Ilustrowany Kurier Codzienny w wydaniu z 23 marca 1931 donosił:
WŁAMANIE. W nocy włamali się nieznani sprawcy do kasy Stefczyka w Choczni, skąd po rozpruciu kasy ogniotrwałej skradli 1.162 zł gotówką. Włamywacze ulotnili się bezkarnie. Pościg policyjny za nimi trwa.
----
Krakowska "Prawda" z 3 czerwca 1905 informowała:
Na złodzieju czapka gore. W zeszłym miesiącu ukradł w nocy złodziej pewnemu gospodarzowi w Choczni konia. Gdy gospodarz zaglądnął w nocy do stajni, znalazł tylko jednego konia a z drugiego ani śladu. Siada więc co prędzej na konia i jedzie w stronę Wadowic, pytając po drodze przechodniów, czy kto z nich nie widział złodzieja.

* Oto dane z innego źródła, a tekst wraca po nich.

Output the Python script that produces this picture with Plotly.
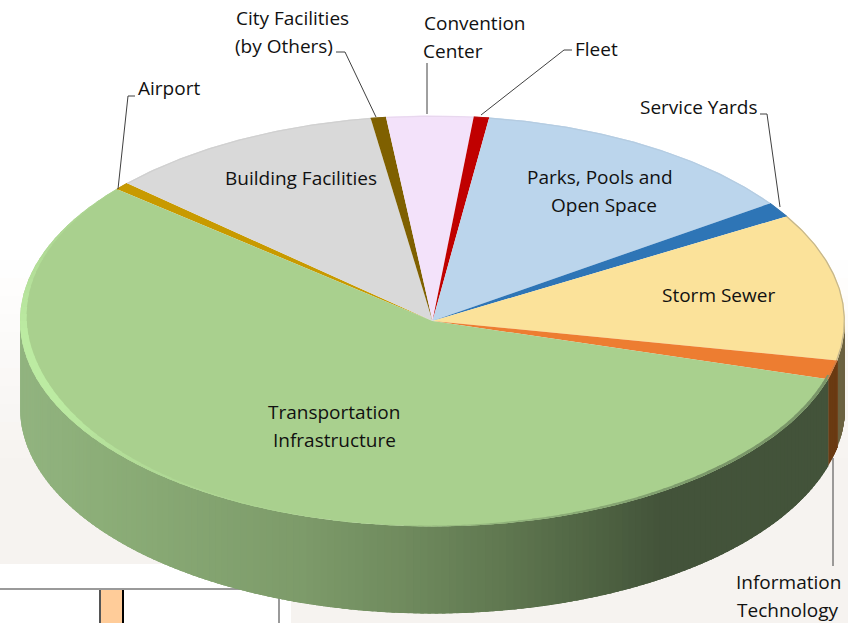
import math
import numpy as np
import plotly.graph_objects as go

# ---- data (clockwise from the Transportation / Airport boundary) ----
categories = ["Airport", "Building Facilities", "City Facilities (by Others)", "Convention Center",
              "Fleet", "Parks, Pools and Open Space", "Service Yards", "Storm Sewer",
              "Information Technology", "Transportation Infrastructure"]
values = [0.6, 10.9, 0.6, 3.4, 0.6, 13.1, 1.2, 11.6, 1.5, 56.6]
top_colors = ["#C89A00", "#D9D9D9", "#7F6000", "#F3E2FA", "#C00000", "#BBD5EC", "#2E75B6", "#FBE29A", "#ED7D31", "#A9D08E"]
side_colors = ["#6B5500", "#7A7A7A", "#4A3A00", "#8A8090", "#700000", "#6F8090", "#1C466D", "#6B6240", "#6A3A12", None]
rim_strength = [0.1, 0.1, 0.1, 0.1, 0.1, 0.1, 0.1, 0.45, 0.3, 0.0]
first_angle = 140.0

# ---- label text: (lines, x of centre, y of each line) ----
label_lines = ["Airport", "City Facilities", "(by Others)", "Convention", "Center", "Fleet", "Service Yards",
               "Building Facilities", "Parks, Pools and", "Open Space", "Storm Sewer",
               "Transportation", "Infrastructure", "Information", "Technology"]
label_x = [169, 292, 284, 475, 453, 596, 698, 301, 600, 604, 718, 334, 334, 788, 788]
label_y = [88, 18, 46, 23, 51, 49, 107, 178, 177, 205, 295, 412, 440, 582, 610]

CX, CY, RX, RY, DEPTH = 432.5, 321.0, 412.5, 205.5, 87.0


def ex(t, k=0.0):
    return CX + (RX - k) * np.cos(np.radians(t))


def ey(t, k=0.0):
    return CY - (RY - k) * np.sin(np.radians(t))


def hex2rgb(h):
    return tuple(int(h[i:i + 2], 16) for i in (1, 3, 5))


def mix(a, b, f):
    a, b = hex2rgb(a), hex2rgb(b)
    return "rgb(%d,%d,%d)" % tuple(round(a[i] + (b[i] - a[i]) * f) for i in range(3))


shade_x = [20, 100, 300, 400, 500, 600, 660, 848]
shade_r = [0x92, 0x8C, 0x7D, 0x70, 0x60, 0x4E, 0x43, 0x43]
shade_g = [0xB4, 0xAE, 0x9B, 0x8B, 0x78, 0x62, 0x53, 0x53]
shade_b = [0x80, 0x78, 0x6A, 0x5E, 0x50, 0x42, 0x3A, 0x3A]


def side_shade(x):
    return "rgb(%d,%d,%d)" % (np.interp(x, shade_x, shade_r), np.interp(x, shade_x, shade_g), np.interp(x, shade_x, shade_b))


total = sum(values)
starts, ends = [], []
a = first_angle
for v in values:
    starts.append(a)
    a -= v / total * 360
    ends.append(a)

fig = go.Figure()


def poly(xs, ys, color, width=0.0):
    fig.add_trace(go.Scatter(x=list(xs), y=list(ys), mode="lines", fill="toself", fillcolor=color,
                             line=dict(color=color, width=width), hoverinfo="skip", showlegend=False))


# side wall: each strip reaches under the next one, so no seams show
for s, e, sc in zip(starts, ends, side_colors):
    if sc is None:
        lo, hi = -180.0, s
    else:
        lo, hi = max(min(s, e), -180), min(max(s, e), 0)
        if lo >= hi:
            continue
    n = max(1, int((hi - lo) / 1.0))
    grid = np.linspace(lo, hi, n + 1)
    for i in range(n):
        g = np.linspace(grid[i], hi if sc else min(grid[i + 1] + 1.5, hi), 4)
        xs = np.r_[ex(g), ex(g[::-1])]
        ys = np.r_[ey(g), ey(g[::-1]) + DEPTH]
        poly(xs, ys, sc if sc else side_shade(float(ex(grid[i]))))

# top faces
for s, e, c in zip(starts, ends, top_colors):
    g = np.linspace(s, e, max(3, int(abs(s - e) * 2)))
    poly(np.r_[CX, ex(g), CX], np.r_[CY, ey(g), CY], c)

# bevel highlight on the near-left edge of the big slice
LIGHT, FACE = "#BCEBA2", "#A9D08E"
for t in np.arange(140, 262, 2.0):
    peak = math.exp(-((t - 192) / 30) ** 2)
    w = 0.5 + 7.5 * peak
    g = np.linspace(t, t + 2.6, 3)
    poly(np.r_[ex(g), ex(g[::-1], w)], np.r_[ey(g), ey(g[::-1], w)], mix(FACE, LIGHT, min(1, 0.1 + peak)))
# soft dark bevel on the near-right edge
for t in np.arange(262, 343.6, 2.0):
    f = min(1, (t - 262) / 50)
    w = 0.5 + 2.5 * f
    g = np.linspace(t, t + 2.6, 3)
    poly(np.r_[ex(g), ex(g[::-1], w)], np.r_[ey(g), ey(g[::-1], w)], mix(FACE, "#6E8860", 0.2 + 0.6 * f))
# thin darker rim on the other slices
for s, e, c, k in zip(starts[:-1], ends[:-1], top_colors[:-1], rim_strength[:-1]):
    g = np.linspace(s, e, max(3, int(abs(s - e) * 2)))
    fig.add_trace(go.Scatter(x=ex(g, 0.7), y=ey(g, 0.7), mode="lines", line=dict(color=mix(c, "#808080", k), width=1.2),
                             hoverinfo="skip", showlegend=False))

shapes = []
# page backdrop
steps = 12
for i in range(steps):
    y0 = 260 + i * 18
    shapes.append(dict(type="rect", xref="x", yref="y", x0=0, x1=848, y0=y0, y1=y0 + 18, layer="below", line_width=0,
                       fillcolor=mix("#FFFFFF", "#F6F3F0", (i + 1) / steps)))
shapes.append(dict(type="rect", x0=0, x1=848, y0=476, y1=623, layer="below", line_width=0, fillcolor="#F6F3F0"))
shapes.append(dict(type="rect", x0=0, x1=291, y0=564, y1=623, layer="below", line_width=0, fillcolor="#FFFFFF"))
shapes.append(dict(type="rect", x0=100, x1=123, y0=589, y1=623, layer="below", line_width=0, fillcolor="#FFCC99"))
shapes.append(dict(type="line", x0=100, x1=100, y0=589, y1=623, layer="below", line=dict(color="#555555", width=2)))
shapes.append(dict(type="line", x0=123, x1=123, y0=589, y1=623, layer="below", line=dict(color="#000000", width=2)))
shapes.append(dict(type="line", x0=0, x1=240, y0=589, y1=589, layer="below", line=dict(color="#9A9A9A", width=2)))
shapes.append(dict(type="line", x0=279, x1=279, y0=598, y1=623, layer="below", line=dict(color="#9A9A9A", width=2)))

# leader lines
leaders = [
    "M 118 189 L 128 96 L 135 96",
    "M 376 117 L 345 52 L 336 52",
    "M 427 114 L 427 63",
    "M 481 115 L 564 50 L 572 50",
    "M 780 207 L 767 114 L 760 114",
    "M 833 458 L 833 566",
]
for p in leaders:
    shapes.append(dict(type="path", path=p, line=dict(color="#404040", width=1)))

annotations = [dict(x=x, y=y, text=t, showarrow=False, xanchor="center", yanchor="middle",
                    font=dict(family="Open Sans", size=19, color="#111111"))
               for t, x, y in zip(label_lines, label_x, label_y)]

fig.update_layout(
    width=848, height=623, margin=dict(l=0, r=0, t=0, b=0),
    paper_bgcolor="#FFFFFF", plot_bgcolor="rgba(0,0,0,0)", showlegend=False,
    xaxis=dict(range=[0, 848], visible=False, fixedrange=True),
    yaxis=dict(range=[623, 0], visible=False, fixedrange=True),
    shapes=shapes, annotations=annotations,
)
fig.write_html("out.html", config={"displayModeBar": False},
               post_script="document.body.style.margin='0';document.body.style.overflow='hidden';")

Tymczasem złodziej przejeżdżał przez miasto na koniu i spotkał dwóch stróżów nocnych. Ci, spotkawszy jadącego, żartem zawołali: Stój, już dawno na ciebie czekamy. Złodziej myśląc, że naprawdę go poznali, zeskoczył z konia i uciekł. Stróże zaprowadzili konia przed magistrat, gdzie ze zdziwieniem spotkali właściciela, który sobie konia odebrał.
----
Nieco wcześniej w tym samym 1905 roku (9 kwietnia) "Nowa Reforma" zamieściła następującą wzmiankę:
Dobry połów. Dobrym połowem krakowskiej policji było odnalezienie skradzionej brylantowej broszki i kolczyków na szkodę Nachmana Englendera. Kradzież popełniła służąca Salomeja Łabaś w roku zeszłym we wrześniu; oddana wtedy na podstawie podejrzenia do sądu. wyrokiem ławy przysięgłych została uwolnioną od odpowiedzialności. Obecnie wyszło na jaw, że Łabasiówna istotnie tę kradzież popełniła, a skradzione klejnoty zostały przez jej siostrę przechowane w Choczni u jednego z mieszczan, gdzie je odnaleziono.
----
"Echo Krakowa" w numerze z 29 września 1959 powiadamiało:
Motyw zbrodni nieznany. We wsi Chocznia pow. Wadowice został zamordowany Tadeusz Ramenda. Został on uderzony kilkakrotnie w głowę sztachetą przez 19-letniego Stanisława Holcmana. Ofiara napaści zmarła w szpitalu. Sprawca zabójstwa został zatrzymany, śledztwo wszczęła Prokuratura Powiatowa w Wadowicach.